Staff Col. Osman Kılıç, a former personal aide to then-chief of General Staff Gen. Hulusi Akar, presented his defense in the main trial over events at Turkey’s military headquarters during the July 15, 2016 coup attempt.
The case, heard by the Ankara 17th High Criminal Court at the Sincan Prison Campus, involves 221 defendants, including people prosecutors accuse of being members of the “Peace at Home Council,” the name used in the case file for the alleged military group behind the attempted takeover.
After Kılıç completed his statement, his attorney, Hakan Tunçkol, addressed the court.

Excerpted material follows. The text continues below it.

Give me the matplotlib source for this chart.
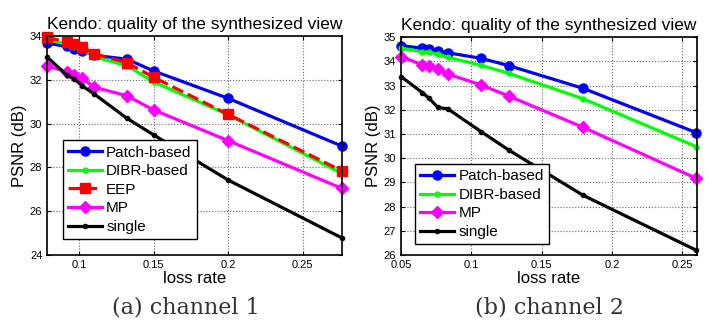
import matplotlib
matplotlib.use("Agg")
import matplotlib.pyplot as plt

plt.rcParams['font.family'] = ['Liberation Sans', 'DejaVu Sans']

# channel 1 data
loss1 = [0.0785, 0.0915, 0.0965, 0.102, 0.110, 0.132, 0.150, 0.200, 0.276]
patch1 = [33.67, 33.52, 33.42, 33.32, 33.12, 32.94, 32.40, 31.15, 28.98]
dibr1 = [33.85, 33.62, 33.50, 33.40, 33.05, 32.64, 31.90, 30.40, 27.73]
eep1 = [33.94, 33.72, 33.62, 33.50, 33.18, 32.78, 32.11, 30.42, 27.85]
mp1 = [32.63, 32.37, 32.22, 32.07, 31.66, 31.27, 30.62, 29.22, 27.05]
single1 = [33.03, 32.22, 32.04, 31.72, 31.35, 30.24, 29.48, 27.42, 24.79]

# channel 2 data
loss2 = [0.0502, 0.0652, 0.070, 0.0762, 0.0833, 0.107, 0.1266, 0.1795, 0.260]
patch2 = [34.65, 34.55, 34.50, 34.45, 34.36, 34.13, 33.83, 32.89, 31.06]
dibr2 = [34.55, 34.40, 34.38, 34.30, 34.17, 33.84, 33.51, 32.46, 30.48]
mp2 = [34.20, 33.86, 33.83, 33.69, 33.48, 33.03, 32.57, 31.28, 29.17]
single2 = [33.37, 32.71, 32.48, 32.10, 32.04, 31.10, 30.34, 28.47, 26.20]

title = "Kendo: quality of the synthesized view"

fig = plt.figure(figsize=(7.09, 3.27), dpi=100)
ax1 = fig.add_axes([0.0667, 0.220, 0.415, 0.670])
ax2 = fig.add_axes([0.5656, 0.220, 0.417, 0.666])

lw = 2.3
kw = dict(lw=lw, clip_on=False)
ax1.plot(loss1, patch1, '-o', color='blue', ms=6.5, label='Patch-based', **kw)
ax1.plot(loss1, dibr1, '-', marker='.', color='#00ff00', ms=7, label='DIBR-based', **kw)
ax1.plot(loss1, eep1, '--s', color='red', ms=6.5, label='EEP', **kw)
ax1.plot(loss1, mp1, '-D', color='magenta', ms=6.5, label='MP', **kw)
ax1.plot(loss1, single1, '-', marker='.', color='black', ms=6, label='single', **kw)

ax2.plot(loss2, patch2, '-o', color='blue', ms=6.5, label='Patch-based', **kw)
ax2.plot(loss2, dibr2, '-', marker='.', color='#00ff00', ms=7, label='DIBR-based', **kw)
ax2.plot(loss2, mp2, '-D', color='magenta', ms=6.5, label='MP', **kw)
ax2.plot(loss2, single2, '-', marker='.', color='black', ms=6, label='single', **kw)

ax1.set_xlim(0.0785, 0.276)
ax1.set_ylim(24, 34)
ax1.set_xticks([0.1, 0.15, 0.2, 0.25])
ax1.set_xticklabels(['0.1', '0.15', '0.2', '0.25'])
ax1.set_yticks([24, 26, 28, 30, 32, 34])

ax2.set_xlim(0.05, 0.2603)
ax2.set_ylim(26, 35)
ax2.set_xticks([0.05, 0.1, 0.15, 0.2, 0.25])
ax2.set_xticklabels(['0.05', '0.1', '0.15', '0.2', '0.25'])
ax2.set_yticks(range(26, 36))

legs = [(ax1, (0.052, 0.072)), (ax2, (0.047, 0.049))]
for ax, anchor in legs:
    ax.grid(True, linestyle=':', color='#666666', lw=0.8)
    ax.tick_params(direction='in', labelsize=8, length=3, top=True, right=True)
    ax.set_title(title, fontsize=12.5, pad=5)
    ax.set_xlabel('loss rate', fontsize=12, labelpad=1)
    ax.set_ylabel('PSNR (dB)', fontsize=12, labelpad=2)
    for s in ax.spines.values():
        s.set_linewidth(1.2)
    ax.legend(loc='lower left', bbox_to_anchor=anchor, fontsize=11,
              fancybox=False, edgecolor='black', framealpha=1,
              borderaxespad=0, handlelength=2.2, handletextpad=0.3,
              labelspacing=0.3, borderpad=0.35)

fig.text(0.262, 0.04, '(a) channel 1', ha='center', fontsize=16,
         family='DejaVu Serif', color='#333333')
fig.text(0.775, 0.04, '(b) channel 2', ha='center', fontsize=16,
         family='DejaVu Serif', color='#333333')

fig.savefig('out.png', dpi=100)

Tunçkol first said he was satisfied with the court’s handling of the proceedings so far, then described what he said was the mistreatment of his client after the coup attempt.
“You may execute him, but you cannot insult him, spit in his face or curse him,” Tunçkol said.
The lawyer said Kılıç had been subjected to degrading treatment by enlisted soldiers who were below him in rank.
According to courtroom accounts, journalists were able to record only one sentence from Tunçkol’s description of the abuse: that enlisted soldiers had urinated on Kılıç, their commanding officer.
The rest of the lawyer’s account was not reported in detail from the courtroom.
The allegation shifted attention from the charges in the indictment to the treatment of defendants after the coup attempt, an issue defense lawyers have repeatedly tried to raise in post-coup proceedings.
Kılıç’s defense came during a hearing in the trial examining what happened inside the General Staff headquarters in Ankara on the night of the attempted takeover.
President Recep Tayyip Erdoğan is listed in the indictment as a victim-complainant, while then-chief of General Staff Gen. Hulusi Akar is listed as a victim.
Tunçkol’s remarks raised the question of whether defendants were subjected to humiliating or abusive treatment before appearing in court.